§ Record list:
┌──
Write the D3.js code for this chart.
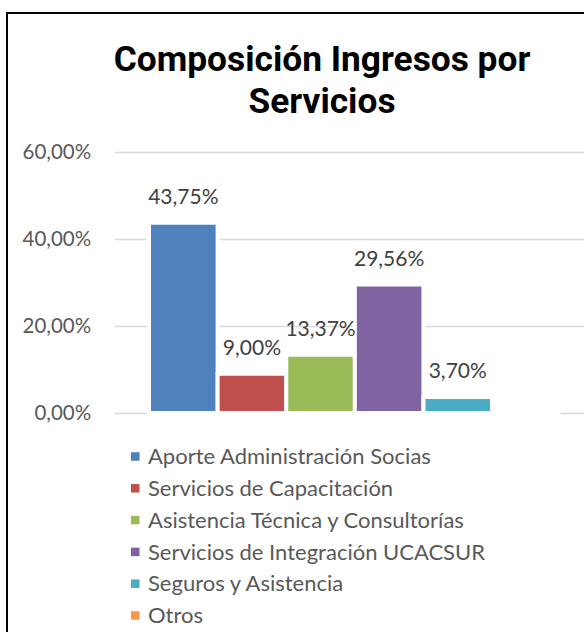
<!DOCTYPE html>
<html>
<head>
<meta charset="utf-8">
<title>Composición Ingresos por Servicios</title>
<script src="https://d3js.org/d3.v7.min.js"></script>
<style>
  body { margin: 0; background: #fff; }
  svg { display: block; }
</style>
</head>
<body>
<svg width="584" height="632"></svg>
<script>

// data
var categories = ["Aporte Administración Socias", "Servicios de Capacitación",
  "Asistencia Técnica y Consultorías", "Servicios de Integración UCACSUR",
  "Seguros y Asistencia", "Otros"];
var values = [43.75, 9.00, 13.37, 29.56, 3.70, 0];
var colors = ["#4f81bd", "#c0504d", "#9bbb59", "#8064a2", "#4bacc6", "#f79646"];
var yTicks = [0, 20, 40, 60];
var titleLines = ["Composición Ingresos por", "Servicios"];

var svg = d3.select("svg"),
    width = +svg.attr("width"),
    height = +svg.attr("height");

var plot = {left: 114.7, right: 595, top: 152, bottom: 413};
var bodyFont = "Lato";

// spanish number format: 43,75%
var es = d3.formatLocale({decimal: ",", thousands: ".", grouping: [3], currency: ["", "$"]});
var fmt = function(d) { return es.format(".2f")(d) + "%"; };

var y = d3.scaleLinear()
    .domain([0, 60])
    .range([plot.bottom, plot.top]);

var x = d3.scaleBand()
    .domain(categories)
    .range([plot.left, plot.right])
    .paddingInner(0)
    .paddingOuter(0.5);

var color = d3.scaleOrdinal()
    .domain(categories)
    .range(colors);

// chart frame (only left and top edges fall inside the crop)
svg.append("rect")
    .attr("x", 7)
    .attr("y", 13)
    .attr("width", 620)
    .attr("height", 660)
    .attr("fill", "none")
    .attr("stroke", "#000")
    .attr("stroke-width", 2);

// title
svg.append("text")
    .attr("x", 322)
    .attr("y", 71)
    .attr("text-anchor", "middle")
    .attr("font-family", "Roboto")
    .attr("font-weight", "bold")
    .attr("font-size", 35.3)
    .attr("fill", "#000")
  .selectAll("tspan")
  .data(titleLines)
  .enter().append("tspan")
    .attr("x", 322)
    .attr("dy", function(d, i) { return i ? 41.5 : 0; })
    .text(function(d) { return d; });

// y axis with gridlines
var axis = svg.append("g")
    .attr("transform", "translate(" + plot.left + ",0)")
    .call(d3.axisLeft(y)
      .tickValues(yTicks)
      .tickSize(-(plot.right - plot.left))
      .tickPadding(23.5)
      .tickFormat(fmt));

axis.select(".domain").remove();
axis.selectAll(".tick line")
    .attr("stroke", "#d9d9d9")
    .attr("stroke-width", 1.5);
axis.selectAll(".tick text")
    .attr("font-family", bodyFont)
    .attr("font-size", 20.5)
    .attr("fill", "#595959");

// bars, drawn as paths so a zero bar still gets its white edge
svg.append("g")
  .selectAll("path")
  .data(categories)
  .enter().append("path")
    .attr("d", function(d, i) {
      var x0 = x(d), w = x.bandwidth(), y0 = y(0), y1 = y(values[i]);
      return "M" + x0 + "," + y0 + "H" + (x0 + w) + "V" + y1 + "H" + x0 + "Z";
    })
    .attr("fill", function(d) { return color(d); })
    .attr("stroke", "#fff")
    .attr("stroke-width", 4);

// data labels
svg.append("g")
  .selectAll("text")
  .data(categories.filter(function(d, i) { return values[i] > 0; }))
  .enter().append("text")
    .attr("x", function(d) { return x(d) + x.bandwidth() / 2; })
    .attr("y", function(d) { return y(values[categories.indexOf(d)]) - 18.5; })
    .attr("text-anchor", "middle")
    .attr("font-family", bodyFont)
    .attr("font-size", 21)
    .attr("fill", "#404040")
    .text(function(d) { return fmt(values[categories.indexOf(d)]); });

// legend
var legend = svg.append("g")
  .selectAll("g")
  .data(categories)
  .enter().append("g")
    .attr("transform", function(d, i) { return "translate(131," + (456.5 + i * 31.8) + ")"; });

legend.append("rect")
    .attr("x", 0)
    .attr("y", -4.25)
    .attr("width", 8.5)
    .attr("height", 8.5)
    .attr("fill", function(d) { return color(d); });

legend.append("text")
    .attr("x", 17)
    .attr("dy", "0.35em")
    .attr("font-family", bodyFont)
    .attr("font-size", 22)
    .attr("fill", "#595959")
    .text(function(d) { return d; });

</script>
</body>
</html>
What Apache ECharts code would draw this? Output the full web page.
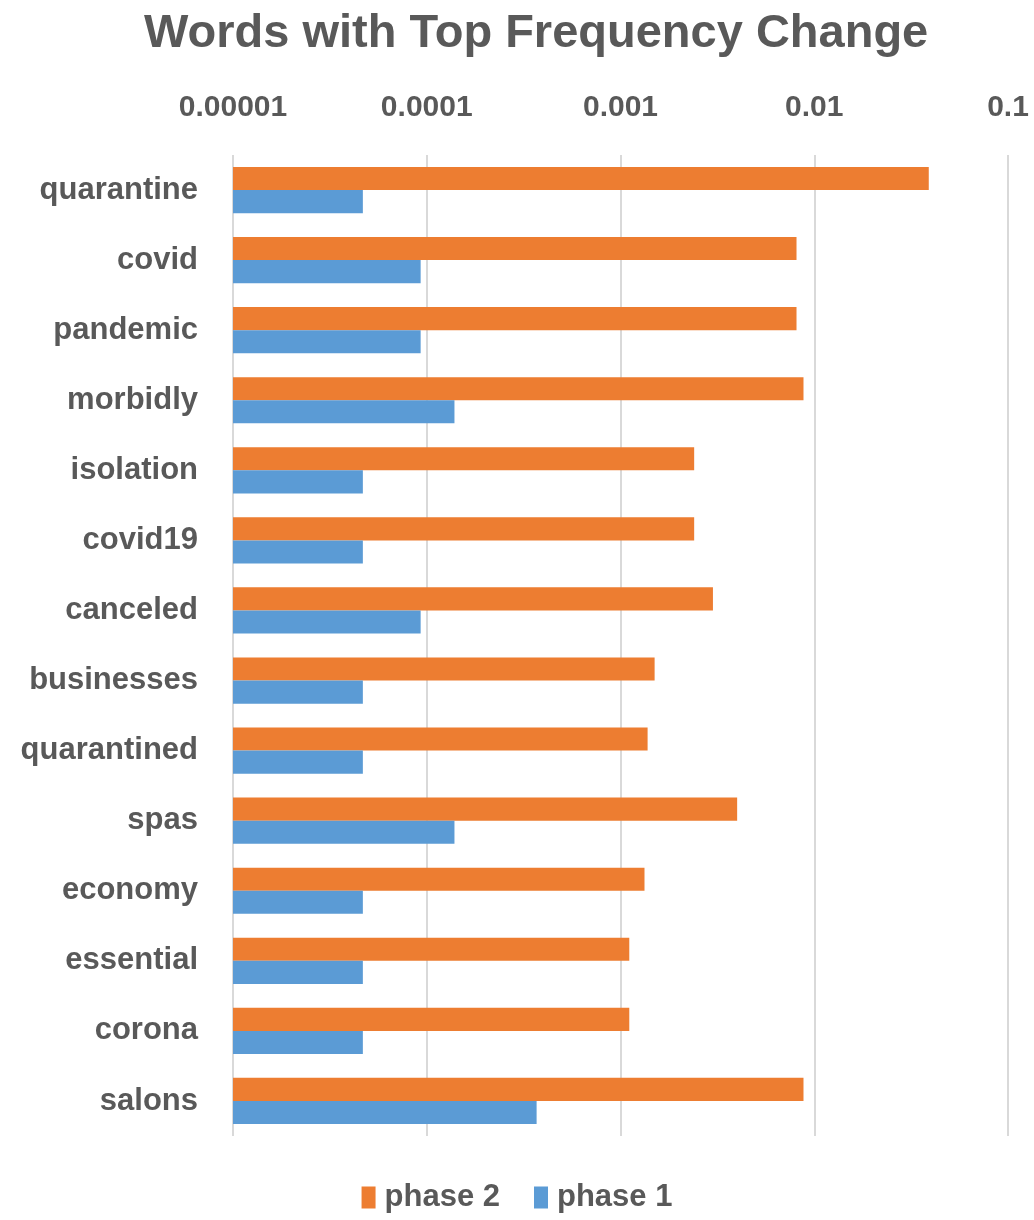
<!DOCTYPE html>
<html>
<head>
<meta charset="utf-8">
<script src="https://cdn.jsdelivr.net/npm/echarts@6/dist/echarts.min.js"></script>
<style>html,body{margin:0;padding:0;background:#fff}#c{width:1034px;height:1220px}</style>
</head>
<body>
<div id="c"></div>
<script>
const categories = ['quarantine','covid','pandemic','morbidly','isolation','covid19','canceled','businesses','quarantined','spas','economy','essential','corona','salons'];
const phase2 = [0.039,0.0081,0.0081,0.0088,0.0024,0.0024,0.0030,0.0015,0.00138,0.0040,0.00133,0.00111,0.00111,0.0088];
const phase1 = [0.0000468,0.000093,0.000093,0.000139,0.0000468,0.0000468,0.000093,0.0000468,0.0000468,0.000139,0.0000468,0.0000468,0.0000468,0.000369];
const tickLabels = ['0.00001','0.0001','0.001','0.01','0.1'];
const FONT = '"Liberation Sans", sans-serif';
const GREY = '#595959';

const chart = echarts.init(document.getElementById('c'));
chart.setOption({
  animation: false,
  title: {
    text: 'Words with Top Frequency Change',
    left: 139, top: 6,
    textStyle: { fontFamily: FONT, fontSize: 47, fontWeight: 'bold', color: GREY }
  },
  legend: {
    bottom: 2, left: 'center',
    itemWidth: 14, itemHeight: 22, itemGap: 34,
    icon: 'rect',
    textStyle: { fontFamily: FONT, fontSize: 31, fontWeight: 'bold', color: GREY, padding: [0, 0, 0, 4] },
    data: ['phase 2', 'phase 1']
  },
  grid: { left: 233, right: 26, top: 155, bottom: 84, containLabel: false },
  xAxis: {
    type: 'log', logBase: 10, min: 0.00001, max: 0.1, startValue: 0.00001,
    position: 'top',
    axisLine: { show: false }, axisTick: { show: false },
    splitLine: { show: true, lineStyle: { color: '#d9d9d9', width: 2 } },
    minorSplitLine: { show: false },
    axisLabel: {
      margin: 32,
      fontFamily: FONT, fontSize: 30, fontWeight: 'bold', color: GREY,
      formatter: v => tickLabels[Math.round(Math.log10(v) + 5)] ?? ''
    }
  },
  yAxis: {
    type: 'category', data: categories, inverse: true,
    axisLine: { show: false }, axisTick: { show: false },
    axisLabel: { margin: 35, fontFamily: FONT, fontSize: 31, fontWeight: 'bold', color: GREY }
  },
  series: [
    { name: 'phase 2', type: 'bar', data: phase2, barGap: '0%', barCategoryGap: '34%', itemStyle: { color: '#ED7D31' } },
    { name: 'phase 1', type: 'bar', data: phase1, barGap: '0%', barCategoryGap: '34%', itemStyle: { color: '#5B9BD5' } }
  ]
});
</script>
</body>
</html>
└──
§ Written problem: Look above for lines with the word "code" and copy them all.

§ Worked answer:
Write the D3.js code for this chart.
What Apache ECharts code would draw this? Output the full web page.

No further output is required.